Dolto, si tu reviens, j’annule tout!

BEN SOUSSAN Patrick, érès, 2009, 188 p.

Il n’y a pas de date limite de consommation à ce que Françoise Dolto nous a légué, affirme d’emblée l’auteur. Parce que c’était périmé d’emblée ? Pas du tout. Parce que dans une époque marquée par la haine de la pensée libre et de ceux qui font réfléchir, la célèbre psychanalyste apparaît pour l’auteur, comme une sainte ou une sorcière qui frisait le génie. Certes, il reste sceptique sur les félicitations que Dolto adressa, en tant que maman, à sa fille Catherine quand, âgée de 5 ans, l’enfant avait écrit à la craie « merde » sur les murs de l’école maternelle : « tu sais écrire, c’est merveilleux » réagit-elle alors, en toute sincérité.  Patrick Ben Soussan se souvient de ses propres réactions de père, quand l’un des ses enfants fut surpris à taguer un abri bus et que l’autre oublia de fermer le congélateur. Ce ne fut pas pour les féliciter, pour leur créativité. Mais, cette contradiction est vite résolue par l’admiration qu’il voue à une mère qui « faisait comme elle disait » (p.74). Car, Françoise Dolto constitue l’une des références essentielles dans le combat mené contre les créationnistes, les comportementalistes et les néo-libéraux. L’auteur raconte leur offensive lors du lancement en 2004, par Georges Bush, d’un plan de santé mentale, conçu pour remercier le large soutien financier dont il avait bénéficié de la part des puissants trusts pharmaceutiques américains. Depuis, le diagnostic d’hyperactivité est passé d’un million d’enfants concernés en 1990 à cinq millions aujourd’hui, les ventes de psychostimulants bondissant dans le même temps de 387 millions de dollars à deux milliards.
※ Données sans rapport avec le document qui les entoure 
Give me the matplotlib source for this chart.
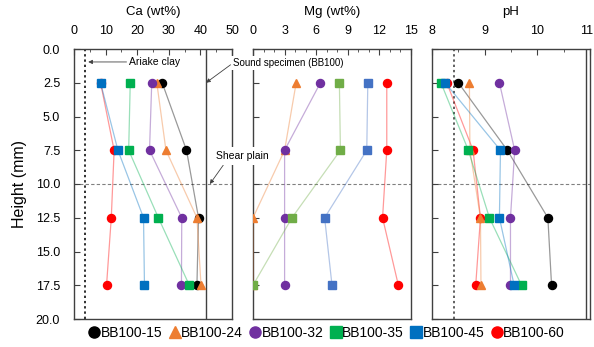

Quand ils attaquent aujourd’hui la parole et ses effets, on peut leur opposer que tout est langage, pas seulement les paroles ou les mots dits, mais aussi les mimiques, les gestes … qu’il faut savoir décoder. Quand ils ne savent qu’objectiver les faits et gestes de l’enfant, érigés en bonne ou mauvaise conduite, on peut leur répondre combien il est difficile de naître humaine et de le rester. Quand, face au moindre comportement dérangeant des enfants, on a recours au Prozac, à la Ritaline ou aux anxiolytiques, on peut se rappeler comment elle savait les rassurer, en leur rendant leur part de vérité et leur place dans la société.